**WRITTEN REQUEST:**
Copy exactly the lines from the one containing "Give me the matplotlib source for this chart." through the one containing "from matplotlib.patches import", both included, and leave out any pictures.

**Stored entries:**
::::::::::
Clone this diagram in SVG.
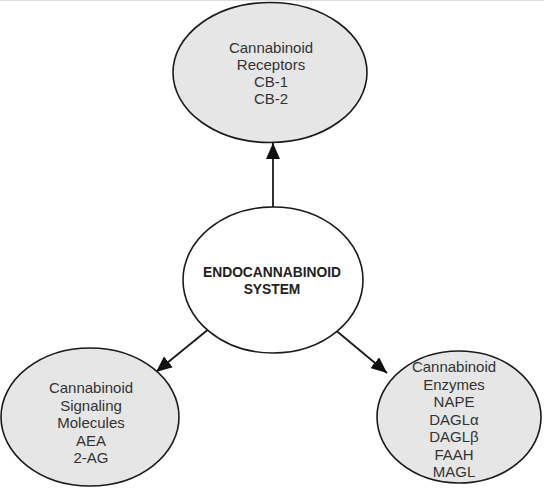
<svg xmlns="http://www.w3.org/2000/svg" width="544" height="495" viewBox="0 0 544 495">
<style>
.node ellipse{fill:#e6e6e6;stroke:#1a1a1a;stroke-width:1.6}
.node ellipse.c{fill:#ffffff}
text{font-family:"Liberation Sans",Arial,sans-serif;font-size:15px;fill:#333;text-anchor:middle}
text.b{font-weight:bold;font-size:13.8px;fill:#222}
.conn line{stroke:#1a1a1a;stroke-width:1.8;marker-end:url(#ah)}
</style>
<defs>
<marker id="ah" markerUnits="userSpaceOnUse" markerWidth="18" markerHeight="14" refX="16" refY="7" orient="auto">
<path d="M0,0 L16,7 L0,14 Z" fill="#111"/>
</marker>
</defs>
<rect x="0" y="0" width="544" height="495" fill="#fff"/>
<line x1="0" y1="0.5" x2="544" y2="0.5" stroke="#ddd" stroke-width="1"/>
<g class="conn">
<line x1="273" y1="207" x2="273" y2="143"/>
<line x1="210" y1="328" x2="156" y2="372"/>
<line x1="333" y1="328" x2="387" y2="373"/>
</g>
<g id="receptors" class="node">
<ellipse cx="270" cy="72.5" rx="97" ry="70"/>
<text x="271" y="53">Cannabinoid</text>
<text x="271" y="70">Receptors</text>
<text x="271" y="87">CB-1</text>
<text x="271" y="104">CB-2</text>
</g>
<g id="system" class="node">
<ellipse class="c" cx="273" cy="280" rx="90" ry="73"/>
<text class="b" x="272" y="277">ENDOCANNABINOID</text>
<text class="b" x="272" y="294">SYSTEM</text>
</g>
<g id="signaling" class="node">
<ellipse cx="90" cy="417" rx="89" ry="69"/>
<text x="91" y="393">Cannabinoid</text>
<text x="91" y="410.5">Signaling</text>
<text x="91" y="428">Molecules</text>
<text x="91" y="445.5">AEA</text>
<text x="91" y="463">2-AG</text>
</g>
<g id="enzymes" class="node">
<ellipse cx="459" cy="417" rx="82" ry="66"/>
<text x="454" y="372">Cannabinoid</text>
<text x="454" y="389.5">Enzymes</text>
<text x="454" y="407">NAPE</text>
<text x="454" y="424.5">DAGLα</text>
<text x="454" y="442">DAGLβ</text>
<text x="454" y="459.5">FAAH</text>
<text x="454" y="477">MAGL</text>
</g>
</svg>
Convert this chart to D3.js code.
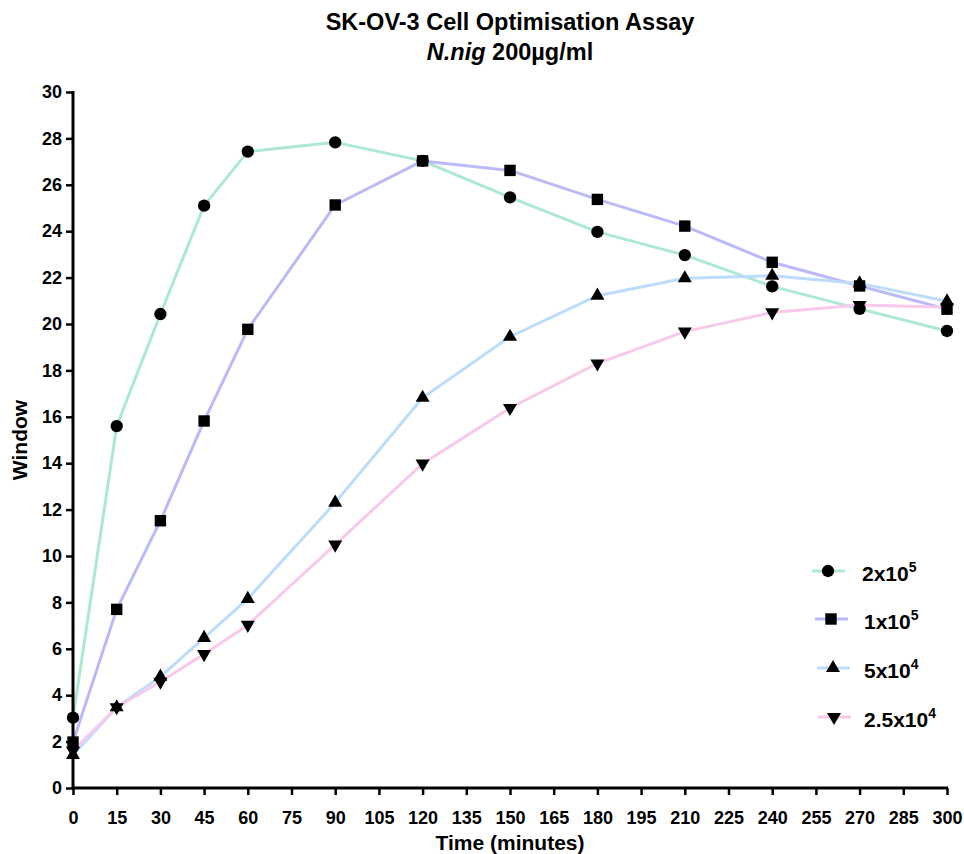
<!DOCTYPE html>
<html><head><meta charset="utf-8">
<script src="https://cdn.jsdelivr.net/npm/d3@7"></script>
<style>body{margin:0;background:#fff}svg{font-family:"Liberation Sans",Arial,sans-serif}</style>
</head><body><svg id="c" width="964" height="854"></svg>
<script>
const times = [0,15,30,45,60,90,120,150,180,210,240,270,300];
const s2e5  = [3.03,15.6,20.43,25.1,27.43,27.83,27.03,25.46,23.97,22.97,21.62,20.65,19.7];
const s1e5  = [1.98,7.7,11.52,15.82,19.77,25.13,27.03,26.62,25.37,24.22,22.66,21.64,20.64];
const s5e4  = [1.42,3.48,4.8,6.47,8.15,12.3,16.82,19.45,21.22,21.97,22.08,21.75,20.98];
const s25e4 = [1.6,3.48,4.58,5.77,7.03,10.49,13.98,16.38,18.3,19.67,20.5,20.82,20.72];
const seriesNames = ["2x10|5","1x10|5","5x10|4","2.5x10|4"];
const seriesColors = ["#ade9d2","#babaf9","#bcdcfb","#f9c9ec"];
const seriesSymbols = ["circle","square","triangle","triangleDown"];
const xTicks = d3.range(0,301,15);
const yTicks = d3.range(0,31,2);
const allSeries = [s2e5,s1e5,s5e4,s25e4];

const svg = d3.select("#c");
const x = d3.scaleLinear().domain([0,300]).range([73,947]);
const y = d3.scaleLinear().domain([0,30]).range([788,92]);

function marker(g, type){
  const sizes = {circle:120, square:130, triangle:85, triangleDown:85};
  const st = type==="circle"?d3.symbolCircle:type==="square"?d3.symbolSquare:d3.symbolTriangle;
  const p = g.append("path").attr("d", d3.symbol(st, sizes[type])()).attr("fill","#000");
  if(type==="triangleDown") p.attr("transform","rotate(180)");
  return p;
}

// lines
const line = d3.line().x((d,i)=>x(times[i])).y(d=>y(d)).curve(d3.curveLinear);
allSeries.forEach((s,k)=>{
  svg.append("path").attr("d", line(s)).attr("fill","none")
    .attr("stroke", seriesColors[k]).attr("stroke-width",3).attr("stroke-linejoin","round");
});
// markers
allSeries.forEach((s,k)=>{
  s.forEach((v,i)=>{
    const g = svg.append("g").attr("transform",`translate(${x(times[i])},${y(v)})`);
    marker(g, seriesSymbols[k]);
  });
});

// axes
const xAxis = svg.append("g").attr("transform","translate(0,788)")
  .call(d3.axisBottom(x).tickValues(xTicks).tickSize(7).tickSizeOuter(0).tickPadding(16));
const yAxis = svg.append("g").attr("transform","translate(73,0)")
  .call(d3.axisLeft(y).tickValues(yTicks).tickSize(7).tickSizeOuter(0).tickPadding(4));
[xAxis,yAxis].forEach(a=>{
  a.attr("font-size",18);
  a.select(".domain").attr("stroke","#000").attr("stroke-width",3);
  a.selectAll(".tick line").attr("stroke","#000").attr("stroke-width",2.5);
  a.selectAll(".tick text").attr("fill","#000").attr("font-size",18).attr("font-weight","bold")
   .style("font-size","18px").style("font-weight","bold")
   .attr("font-family","'Liberation Sans',Arial,sans-serif");
});
xAxis.selectAll(".tick text").attr("y",23).attr("dy","0.71em");
xAxis.select(".domain").attr("d","M72,0H948");
yAxis.select(".domain").attr("d","M0,91V789.5");

// titles
svg.append("text").attr("x",510).attr("y",30).attr("text-anchor","middle")
  .attr("font-size",23.5).attr("font-weight","bold").text("SK-OV-3 Cell Optimisation Assay");
const t2 = svg.append("text").attr("x",510).attr("y",60).attr("text-anchor","middle")
  .attr("font-size",23.5).attr("font-weight","bold");
t2.append("tspan").attr("font-style","italic").text("N.nig");
t2.append("tspan").text(" 200µg/ml");

svg.append("text").attr("x",510).attr("y",850).attr("text-anchor","middle")
  .attr("font-size",21).attr("font-weight","bold").text("Time (minutes)");
svg.append("text").attr("transform","translate(27,440) rotate(-90)").attr("text-anchor","middle")
  .attr("font-size",21).attr("font-weight","bold").text("Window");

// legend
const legY = [571,619,668,717];
const legX0 = [812,815,817,818];
seriesNames.forEach((n,k)=>{
  const g = svg.append("g").attr("transform",`translate(${legX0[k]},${legY[k]})`);
  g.append("line").attr("x1",0).attr("x2",33).attr("stroke",seriesColors[k]).attr("stroke-width",3);
  const mg = g.append("g").attr("transform","translate(16,0)");
  marker(mg, seriesSymbols[k]);
  const [base, ex] = n.split("|");
  const t = g.append("text").attr("x",862-legX0[k]+(k===0?0:2)).attr("y",10).attr("font-size",21).attr("font-weight","bold");
  t.append("tspan").text(base);
  t.append("tspan").attr("dy",-9).attr("font-size",14).text(ex);
});
</script></body></html>
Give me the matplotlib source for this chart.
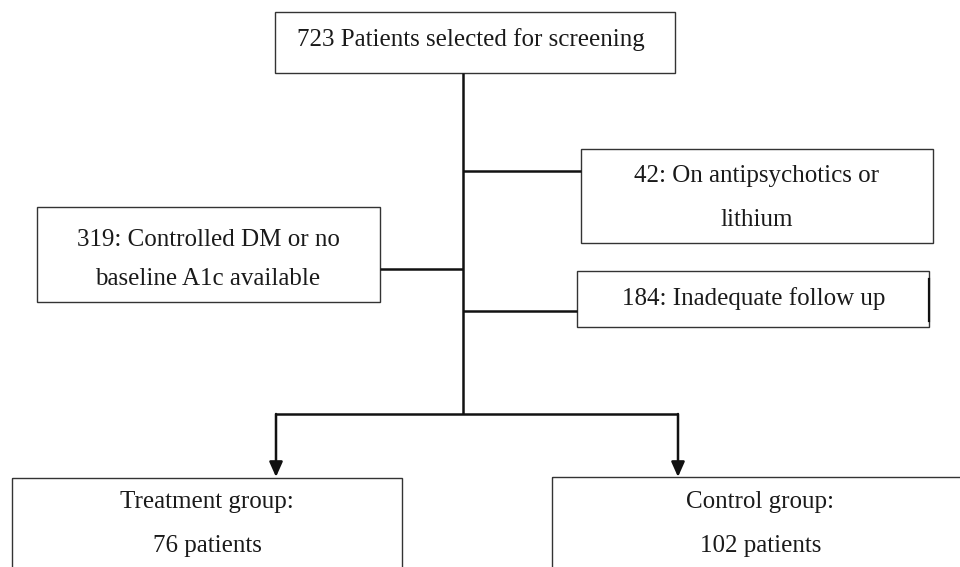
import matplotlib.pyplot as plt
from matplotlib.patches import Rectangle, FancyArrowPatch

# box texts (one entry per line)
top_lines = ["723 Patients selected for screening"]
excl_left_lines = ["319: Controlled DM or no", "baseline A1c available"]
excl_right1_lines = ["42: On antipsychotics or", "lithium"]
excl_right2_lines = ["184: Inadequate follow up"]
treat_lines = ["Treatment group:", "76 patients"]
control_lines = ["Control group:", "102 patients"]

plt.rcParams['font.family'] = ['Liberation Serif', 'DejaVu Serif']

fig = plt.figure(figsize=(9.6, 5.67), dpi=100)
ax = fig.add_axes([0, 0, 1, 1])
ax.set_xlim(0, 960)
ax.set_ylim(567, 0)
ax.axis('off')

box_kw = dict(fill=False, edgecolor='#333333', linewidth=1.0)
line_kw = dict(color='#111111', linewidth=1.8, solid_capstyle='butt')
fs = 18


def box(x0, y0, x1, y1, lines, ys, xs, size=fs):
    ax.add_patch(Rectangle((x0, y0), x1 - x0, y1 - y0, **box_kw))
    for t, x, y in zip(lines, xs, ys):
        ax.text(x, y, t, ha='center', va='baseline', fontsize=size, color='#1a1a1a')


box(275, 12, 675, 73, top_lines, [46], [471])
box(581, 149, 933, 243, excl_right1_lines, [182, 226], [757, 757])
box(577, 271, 929, 327, excl_right2_lines, [305], [754])
ax.plot([929, 929], [279, 321], color='#111111', linewidth=1.6)
box(37, 207, 380, 302, excl_left_lines, [246, 285], [208, 208])
box(12, 478, 402, 600, treat_lines, [508, 552], [207, 207])
box(552, 477, 1000, 600, control_lines, [508, 552], [760, 761])

# connectors
ax.plot([463, 463], [73, 414], **line_kw)
ax.plot([463, 581], [171, 171], **line_kw)
ax.plot([380, 463], [269, 269], **line_kw)
ax.plot([463, 577], [311, 311], **line_kw)
ax.plot([276, 678], [414, 414], **line_kw)
for x in [276, 678]:
    ax.add_patch(FancyArrowPatch((x, 414), (x, 477), arrowstyle='-|>,head_length=9,head_width=4',
                                 mutation_scale=1, color='#111111', linewidth=1.8,
                                 shrinkA=0, shrinkB=0))

fig.savefig('out.png', dpi=100)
::::::::::
**RESULT OF THIS EXERCISE:**
Give me the matplotlib source for this chart.
import matplotlib.pyplot as plt
from matplotlib.patches import Rectangle, FancyArrowPatch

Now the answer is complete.